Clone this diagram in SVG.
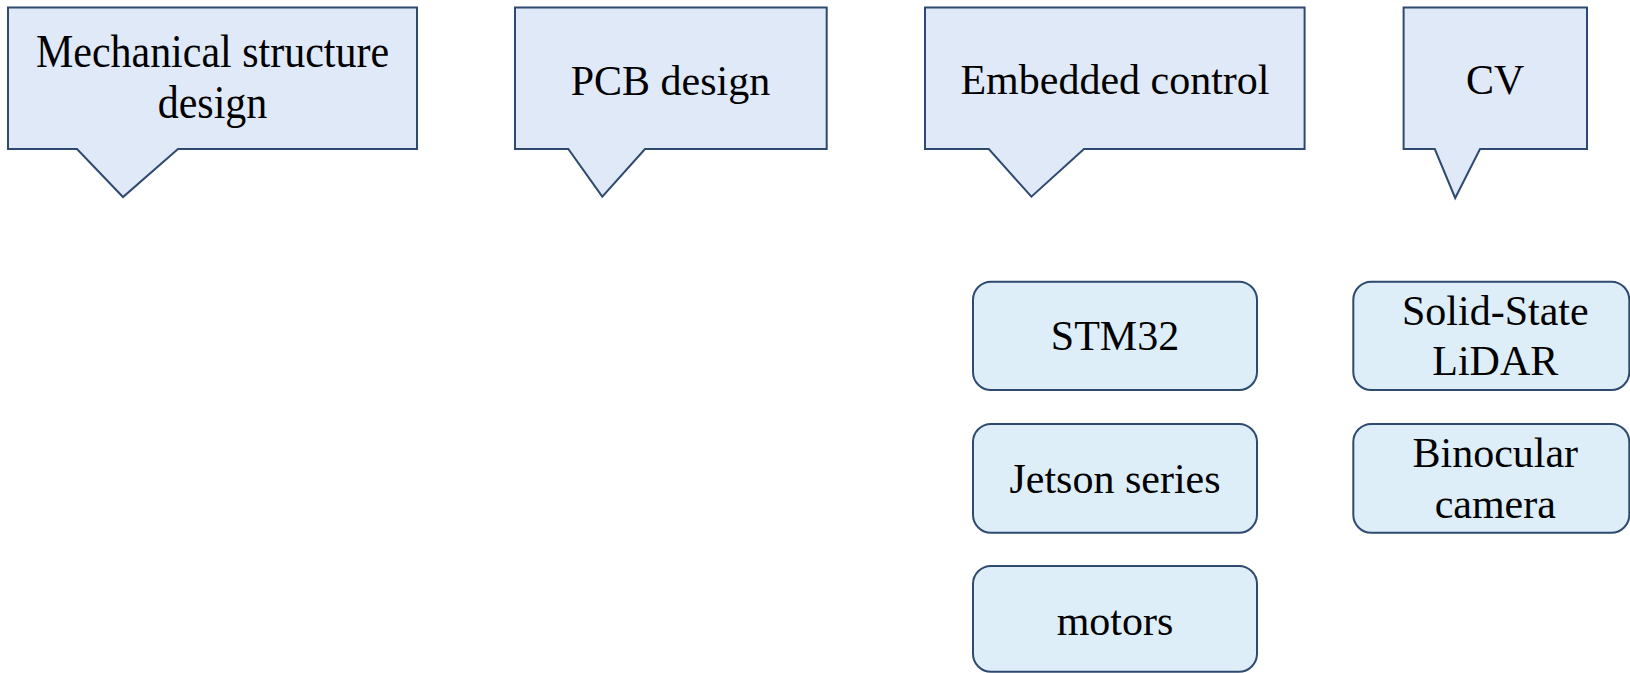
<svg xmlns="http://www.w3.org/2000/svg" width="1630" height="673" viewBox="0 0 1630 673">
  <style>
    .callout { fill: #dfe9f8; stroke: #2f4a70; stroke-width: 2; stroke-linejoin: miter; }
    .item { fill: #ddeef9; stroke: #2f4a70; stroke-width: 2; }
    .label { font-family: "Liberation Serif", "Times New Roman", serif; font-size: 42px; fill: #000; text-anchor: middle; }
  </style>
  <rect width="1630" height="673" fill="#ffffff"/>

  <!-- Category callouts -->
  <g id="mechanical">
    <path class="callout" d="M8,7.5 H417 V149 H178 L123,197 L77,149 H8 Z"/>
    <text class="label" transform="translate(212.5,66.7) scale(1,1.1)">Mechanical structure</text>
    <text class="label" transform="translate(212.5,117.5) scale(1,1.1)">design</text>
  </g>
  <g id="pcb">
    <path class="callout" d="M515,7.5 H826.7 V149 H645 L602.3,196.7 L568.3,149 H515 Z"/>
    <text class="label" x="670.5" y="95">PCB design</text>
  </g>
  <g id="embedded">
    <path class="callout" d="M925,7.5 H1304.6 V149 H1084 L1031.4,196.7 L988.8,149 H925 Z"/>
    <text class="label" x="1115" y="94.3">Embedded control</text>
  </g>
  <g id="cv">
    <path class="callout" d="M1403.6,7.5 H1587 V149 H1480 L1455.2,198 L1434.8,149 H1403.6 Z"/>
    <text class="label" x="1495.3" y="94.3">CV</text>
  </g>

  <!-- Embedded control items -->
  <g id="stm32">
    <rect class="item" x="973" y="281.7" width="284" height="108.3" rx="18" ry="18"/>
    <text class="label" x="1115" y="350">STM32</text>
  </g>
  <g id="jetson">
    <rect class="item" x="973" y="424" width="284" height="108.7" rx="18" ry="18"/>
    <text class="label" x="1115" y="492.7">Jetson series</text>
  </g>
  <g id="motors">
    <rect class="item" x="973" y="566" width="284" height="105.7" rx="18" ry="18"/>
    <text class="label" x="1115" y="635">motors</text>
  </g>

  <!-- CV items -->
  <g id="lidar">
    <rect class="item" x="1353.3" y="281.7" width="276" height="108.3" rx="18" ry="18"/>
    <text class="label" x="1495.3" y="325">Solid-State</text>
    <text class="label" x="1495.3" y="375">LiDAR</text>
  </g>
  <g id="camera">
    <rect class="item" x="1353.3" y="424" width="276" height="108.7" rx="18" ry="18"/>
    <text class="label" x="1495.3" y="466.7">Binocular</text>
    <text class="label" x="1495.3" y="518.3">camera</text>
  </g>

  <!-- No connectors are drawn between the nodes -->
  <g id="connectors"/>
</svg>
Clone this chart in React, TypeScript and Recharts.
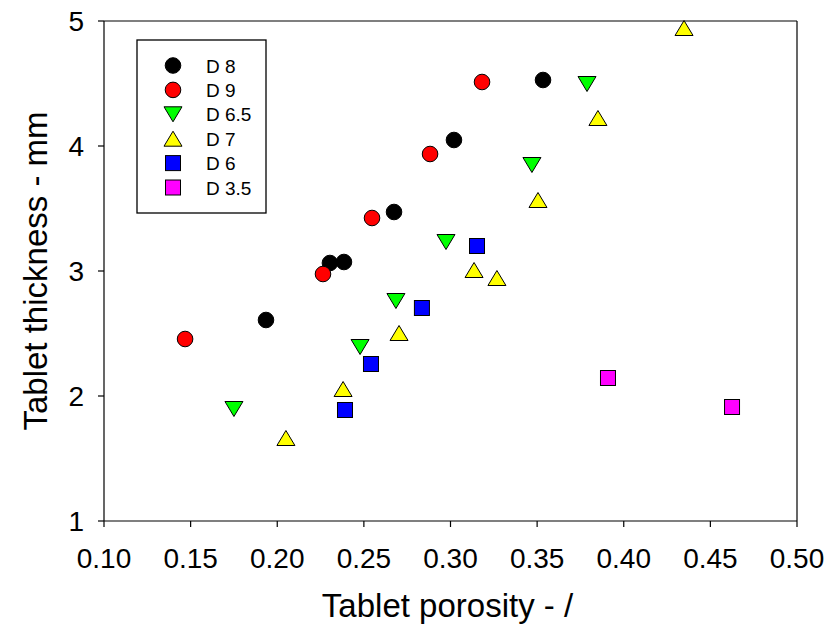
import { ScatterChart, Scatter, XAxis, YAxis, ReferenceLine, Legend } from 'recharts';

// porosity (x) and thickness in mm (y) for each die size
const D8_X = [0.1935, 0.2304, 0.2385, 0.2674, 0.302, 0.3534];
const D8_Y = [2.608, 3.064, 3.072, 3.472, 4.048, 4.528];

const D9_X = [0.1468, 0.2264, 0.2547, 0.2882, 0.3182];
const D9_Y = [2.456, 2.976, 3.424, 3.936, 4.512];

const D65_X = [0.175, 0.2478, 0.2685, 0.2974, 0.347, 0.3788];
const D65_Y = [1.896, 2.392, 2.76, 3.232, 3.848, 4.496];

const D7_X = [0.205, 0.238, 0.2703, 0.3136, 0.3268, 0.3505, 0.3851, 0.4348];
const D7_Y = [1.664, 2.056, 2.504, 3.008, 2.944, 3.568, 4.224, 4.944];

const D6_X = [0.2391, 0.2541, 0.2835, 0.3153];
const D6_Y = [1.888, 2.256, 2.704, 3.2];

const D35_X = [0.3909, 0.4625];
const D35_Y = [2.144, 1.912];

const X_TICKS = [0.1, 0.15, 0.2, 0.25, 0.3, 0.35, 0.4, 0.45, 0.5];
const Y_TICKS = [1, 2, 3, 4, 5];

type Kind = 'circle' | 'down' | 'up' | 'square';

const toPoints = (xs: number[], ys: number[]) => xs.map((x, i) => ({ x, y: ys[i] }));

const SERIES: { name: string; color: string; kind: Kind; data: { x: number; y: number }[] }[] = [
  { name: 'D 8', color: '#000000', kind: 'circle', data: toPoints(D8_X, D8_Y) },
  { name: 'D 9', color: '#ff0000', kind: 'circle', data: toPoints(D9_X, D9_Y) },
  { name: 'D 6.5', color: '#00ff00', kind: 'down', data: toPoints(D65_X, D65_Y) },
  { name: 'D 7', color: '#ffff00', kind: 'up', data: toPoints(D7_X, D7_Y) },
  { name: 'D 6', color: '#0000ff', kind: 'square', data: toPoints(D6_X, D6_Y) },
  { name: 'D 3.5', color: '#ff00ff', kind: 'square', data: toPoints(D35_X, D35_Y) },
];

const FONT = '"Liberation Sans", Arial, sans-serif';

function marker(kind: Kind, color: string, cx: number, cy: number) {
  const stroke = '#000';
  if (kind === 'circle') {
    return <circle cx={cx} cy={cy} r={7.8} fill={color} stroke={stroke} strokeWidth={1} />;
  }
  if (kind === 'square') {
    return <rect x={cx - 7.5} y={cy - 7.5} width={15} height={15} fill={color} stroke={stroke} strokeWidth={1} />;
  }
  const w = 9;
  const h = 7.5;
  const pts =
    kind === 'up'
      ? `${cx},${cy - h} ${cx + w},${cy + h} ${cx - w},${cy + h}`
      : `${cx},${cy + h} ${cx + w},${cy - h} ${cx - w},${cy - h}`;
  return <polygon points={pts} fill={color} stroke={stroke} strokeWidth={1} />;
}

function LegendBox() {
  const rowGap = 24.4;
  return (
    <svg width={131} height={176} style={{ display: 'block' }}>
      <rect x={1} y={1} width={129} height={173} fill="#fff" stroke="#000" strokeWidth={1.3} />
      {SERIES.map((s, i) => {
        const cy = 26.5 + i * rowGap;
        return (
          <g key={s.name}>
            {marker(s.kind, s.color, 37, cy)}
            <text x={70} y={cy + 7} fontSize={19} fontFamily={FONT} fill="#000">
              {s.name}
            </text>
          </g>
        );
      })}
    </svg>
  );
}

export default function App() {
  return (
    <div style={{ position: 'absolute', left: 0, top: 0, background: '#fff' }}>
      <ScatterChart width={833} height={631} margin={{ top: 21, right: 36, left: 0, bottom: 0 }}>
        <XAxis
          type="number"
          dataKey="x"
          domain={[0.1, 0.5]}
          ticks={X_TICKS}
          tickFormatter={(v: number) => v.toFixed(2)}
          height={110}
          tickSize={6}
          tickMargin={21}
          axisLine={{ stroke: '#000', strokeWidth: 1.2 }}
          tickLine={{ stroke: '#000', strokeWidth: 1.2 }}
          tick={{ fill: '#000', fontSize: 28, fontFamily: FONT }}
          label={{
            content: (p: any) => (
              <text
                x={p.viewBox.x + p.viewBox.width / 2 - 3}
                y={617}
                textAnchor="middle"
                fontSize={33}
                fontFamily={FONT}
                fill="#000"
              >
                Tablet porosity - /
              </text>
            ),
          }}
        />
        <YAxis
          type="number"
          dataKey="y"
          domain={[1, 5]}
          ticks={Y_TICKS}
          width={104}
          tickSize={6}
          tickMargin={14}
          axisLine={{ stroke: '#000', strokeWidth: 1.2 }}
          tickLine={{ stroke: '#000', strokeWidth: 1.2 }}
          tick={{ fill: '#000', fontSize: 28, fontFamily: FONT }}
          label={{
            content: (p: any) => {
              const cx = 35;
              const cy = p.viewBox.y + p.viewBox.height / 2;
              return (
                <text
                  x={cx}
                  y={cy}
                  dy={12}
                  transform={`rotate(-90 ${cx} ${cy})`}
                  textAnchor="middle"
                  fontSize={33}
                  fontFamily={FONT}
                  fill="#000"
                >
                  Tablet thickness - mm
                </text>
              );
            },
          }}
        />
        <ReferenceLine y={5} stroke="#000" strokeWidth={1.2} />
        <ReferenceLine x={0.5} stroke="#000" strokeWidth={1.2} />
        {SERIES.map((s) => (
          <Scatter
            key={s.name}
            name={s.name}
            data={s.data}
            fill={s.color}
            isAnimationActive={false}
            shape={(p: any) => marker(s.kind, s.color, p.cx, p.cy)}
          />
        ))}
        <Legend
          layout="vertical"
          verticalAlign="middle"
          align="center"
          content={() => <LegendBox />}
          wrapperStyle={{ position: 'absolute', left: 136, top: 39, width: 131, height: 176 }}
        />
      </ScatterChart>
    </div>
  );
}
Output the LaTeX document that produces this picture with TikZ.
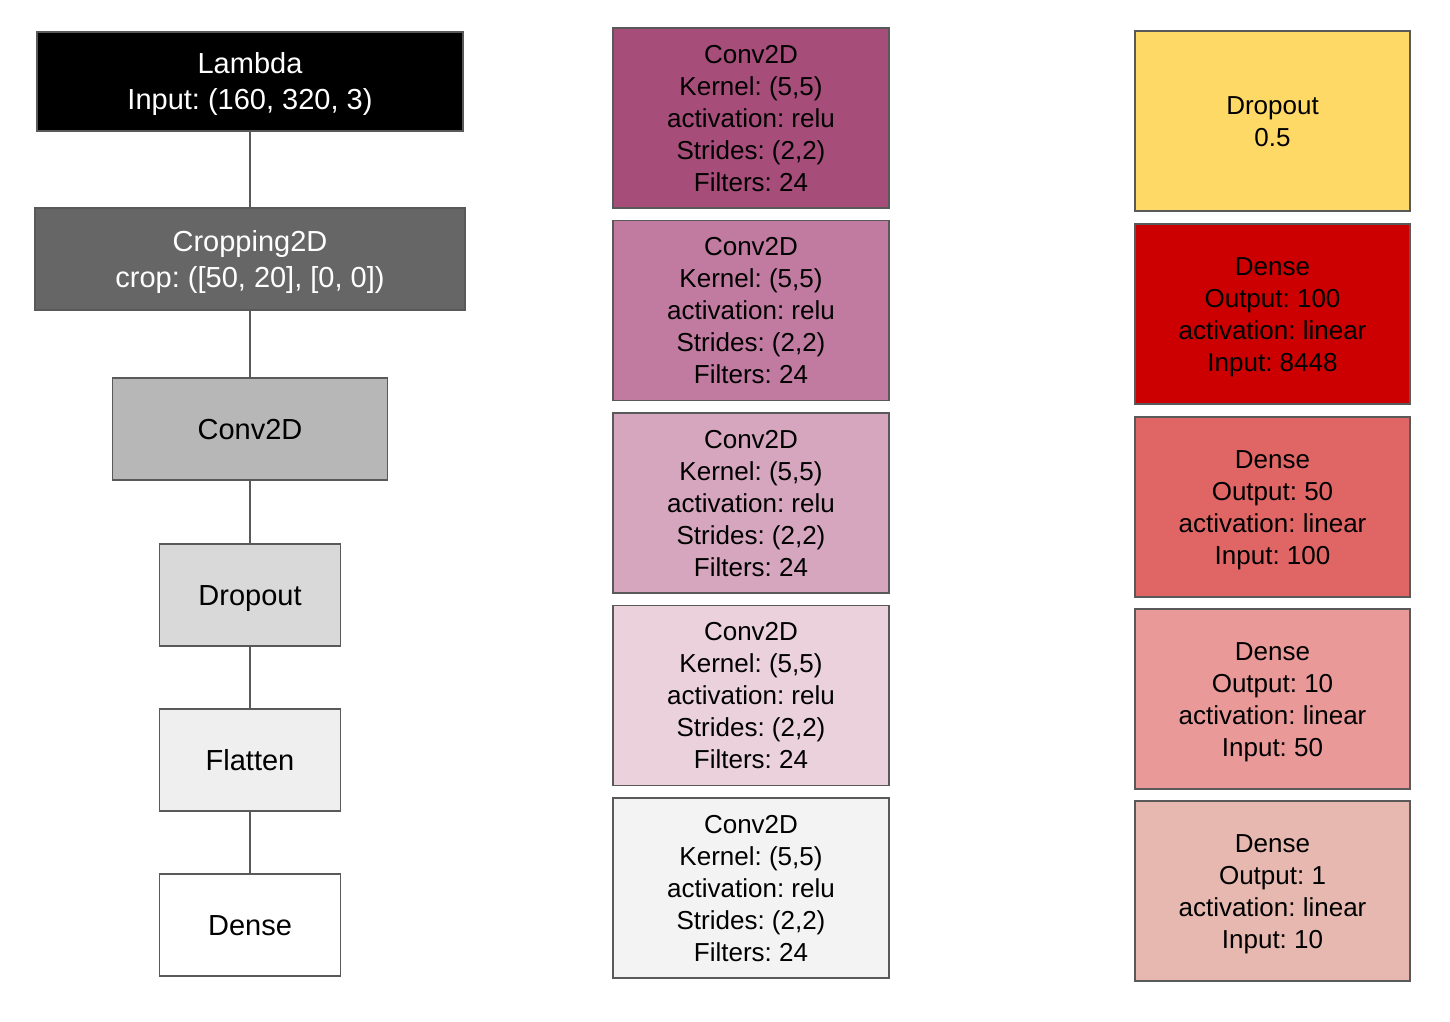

WORK TO BE COMPLETED: Using the data above, print only the lines starting at the one with "Clone this chart" and ending at the one with "const D6_Y = [1.888, 2.256, 2.704, 3.2];", exactly as they stand, minus the pictures.

ANSWER TO THE EXERCISE:
Clone this chart in React, TypeScript and Recharts.
import { ScatterChart, Scatter, XAxis, YAxis, ReferenceLine, Legend } from 'recharts';

// porosity (x) and thickness in mm (y) for each die size
const D8_X = [0.1935, 0.2304, 0.2385, 0.2674, 0.302, 0.3534];
const D8_Y = [2.608, 3.064, 3.072, 3.472, 4.048, 4.528];

const D9_X = [0.1468, 0.2264, 0.2547, 0.2882, 0.3182];
const D9_Y = [2.456, 2.976, 3.424, 3.936, 4.512];

const D65_X = [0.175, 0.2478, 0.2685, 0.2974, 0.347, 0.3788];
const D65_Y = [1.896, 2.392, 2.76, 3.232, 3.848, 4.496];

const D7_X = [0.205, 0.238, 0.2703, 0.3136, 0.3268, 0.3505, 0.3851, 0.4348];
const D7_Y = [1.664, 2.056, 2.504, 3.008, 2.944, 3.568, 4.224, 4.944];

const D6_X = [0.2391, 0.2541, 0.2835, 0.3153];
const D6_Y = [1.888, 2.256, 2.704, 3.2];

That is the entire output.